• What to do
Transcribe all of the material below word for word and leave out its pictures.

• Dataset extract
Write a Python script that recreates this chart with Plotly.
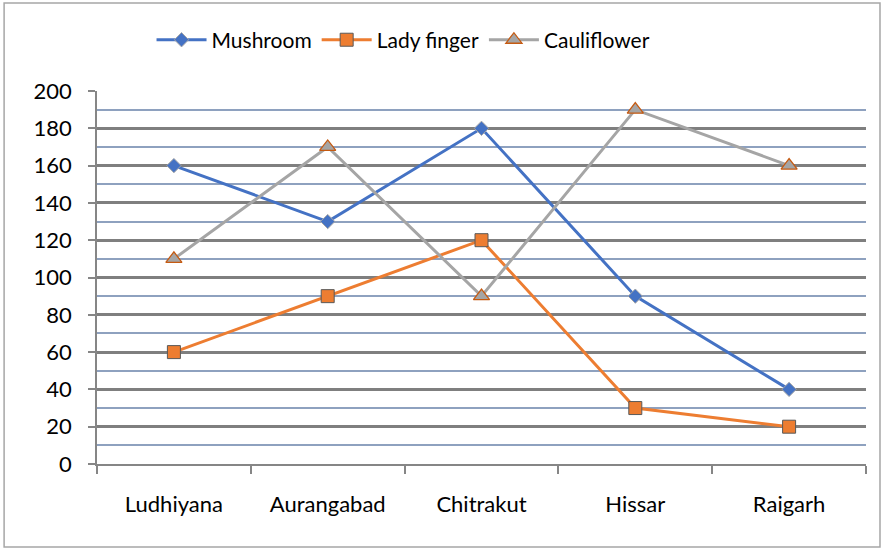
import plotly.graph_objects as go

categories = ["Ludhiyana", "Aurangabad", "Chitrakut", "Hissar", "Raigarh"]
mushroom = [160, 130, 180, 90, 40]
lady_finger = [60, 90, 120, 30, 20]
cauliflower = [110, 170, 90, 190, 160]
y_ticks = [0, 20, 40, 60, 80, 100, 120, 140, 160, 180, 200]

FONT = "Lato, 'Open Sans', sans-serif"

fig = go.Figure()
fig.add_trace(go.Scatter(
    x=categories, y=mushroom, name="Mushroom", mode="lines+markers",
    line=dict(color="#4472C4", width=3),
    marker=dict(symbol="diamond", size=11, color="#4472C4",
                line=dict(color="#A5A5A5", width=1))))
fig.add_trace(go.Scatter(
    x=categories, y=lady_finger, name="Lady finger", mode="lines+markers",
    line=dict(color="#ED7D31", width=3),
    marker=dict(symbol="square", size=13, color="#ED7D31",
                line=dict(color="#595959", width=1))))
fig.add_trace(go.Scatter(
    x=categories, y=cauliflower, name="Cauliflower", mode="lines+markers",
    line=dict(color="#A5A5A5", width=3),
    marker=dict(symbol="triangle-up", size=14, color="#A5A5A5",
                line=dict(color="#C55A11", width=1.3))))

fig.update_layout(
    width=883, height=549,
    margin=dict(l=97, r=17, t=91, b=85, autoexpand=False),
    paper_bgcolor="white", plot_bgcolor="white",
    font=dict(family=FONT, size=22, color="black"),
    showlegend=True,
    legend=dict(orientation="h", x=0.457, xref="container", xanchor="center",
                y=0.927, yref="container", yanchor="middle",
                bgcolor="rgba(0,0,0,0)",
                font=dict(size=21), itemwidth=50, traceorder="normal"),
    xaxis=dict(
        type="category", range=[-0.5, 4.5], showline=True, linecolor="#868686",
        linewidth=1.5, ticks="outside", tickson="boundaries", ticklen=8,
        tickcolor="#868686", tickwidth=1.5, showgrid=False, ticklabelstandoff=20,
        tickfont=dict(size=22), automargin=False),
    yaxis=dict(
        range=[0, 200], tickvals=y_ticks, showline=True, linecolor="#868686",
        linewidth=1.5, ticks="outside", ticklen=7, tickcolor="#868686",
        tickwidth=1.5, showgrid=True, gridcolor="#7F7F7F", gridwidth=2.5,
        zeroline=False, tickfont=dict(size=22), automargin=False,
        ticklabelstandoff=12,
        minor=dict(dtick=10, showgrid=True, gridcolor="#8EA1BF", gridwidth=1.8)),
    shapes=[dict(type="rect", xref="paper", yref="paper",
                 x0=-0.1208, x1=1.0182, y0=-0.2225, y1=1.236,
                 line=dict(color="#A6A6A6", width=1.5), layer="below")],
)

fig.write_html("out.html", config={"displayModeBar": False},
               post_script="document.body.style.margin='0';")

• Written solution
Write a Python script that recreates this chart with Plotly.
import plotly.graph_objects as go

categories = ["Ludhiyana", "Aurangabad", "Chitrakut", "Hissar", "Raigarh"]
mushroom = [160, 130, 180, 90, 40]
lady_finger = [60, 90, 120, 30, 20]
cauliflower = [110, 170, 90, 190, 160]
y_ticks = [0, 20, 40, 60, 80, 100, 120, 140, 160, 180, 200]

FONT = "Lato, 'Open Sans', sans-serif"

fig = go.Figure()
fig.add_trace(go.Scatter(
    x=categories, y=mushroom, name="Mushroom", mode="lines+markers",
    line=dict(color="#4472C4", width=3),
    marker=dict(symbol="diamond", size=11, color="#4472C4",
                line=dict(color="#A5A5A5", width=1))))
fig.add_trace(go.Scatter(
    x=categories, y=lady_finger, name="Lady finger", mode="lines+markers",
    line=dict(color="#ED7D31", width=3),
    marker=dict(symbol="square", size=13, color="#ED7D31",
                line=dict(color="#595959", width=1))))
fig.add_trace(go.Scatter(
    x=categories, y=cauliflower, name="Cauliflower", mode="lines+markers",
    line=dict(color="#A5A5A5", width=3),
    marker=dict(symbol="triangle-up", size=14, color="#A5A5A5",
                line=dict(color="#C55A11", width=1.3))))

fig.update_layout(
    width=883, height=549,
    margin=dict(l=97, r=17, t=91, b=85, autoexpand=False),
    paper_bgcolor="white", plot_bgcolor="white",
    font=dict(family=FONT, size=22, color="black"),
    showlegend=True,
    legend=dict(orientation="h", x=0.457, xref="container", xanchor="center",
                y=0.927, yref="container", yanchor="middle",
                bgcolor="rgba(0,0,0,0)",
                font=dict(size=21), itemwidth=50, traceorder="normal"),
    xaxis=dict(
        type="category", range=[-0.5, 4.5], showline=True, linecolor="#868686",
        linewidth=1.5, ticks="outside", tickson="boundaries", ticklen=8,
        tickcolor="#868686", tickwidth=1.5, showgrid=False, ticklabelstandoff=20,
        tickfont=dict(size=22), automargin=False),
    yaxis=dict(
        range=[0, 200], tickvals=y_ticks, showline=True, linecolor="#868686",
        linewidth=1.5, ticks="outside", ticklen=7, tickcolor="#868686",
        tickwidth=1.5, showgrid=True, gridcolor="#7F7F7F", gridwidth=2.5,
        zeroline=False, tickfont=dict(size=22), automargin=False,
        ticklabelstandoff=12,
        minor=dict(dtick=10, showgrid=True, gridcolor="#8EA1BF", gridwidth=1.8)),
    shapes=[dict(type="rect", xref="paper", yref="paper",
                 x0=-0.1208, x1=1.0182, y0=-0.2225, y1=1.236,
                 line=dict(color="#A6A6A6", width=1.5), layer="below")],
)

fig.write_html("out.html", config={"displayModeBar": False},
               post_script="document.body.style.margin='0';")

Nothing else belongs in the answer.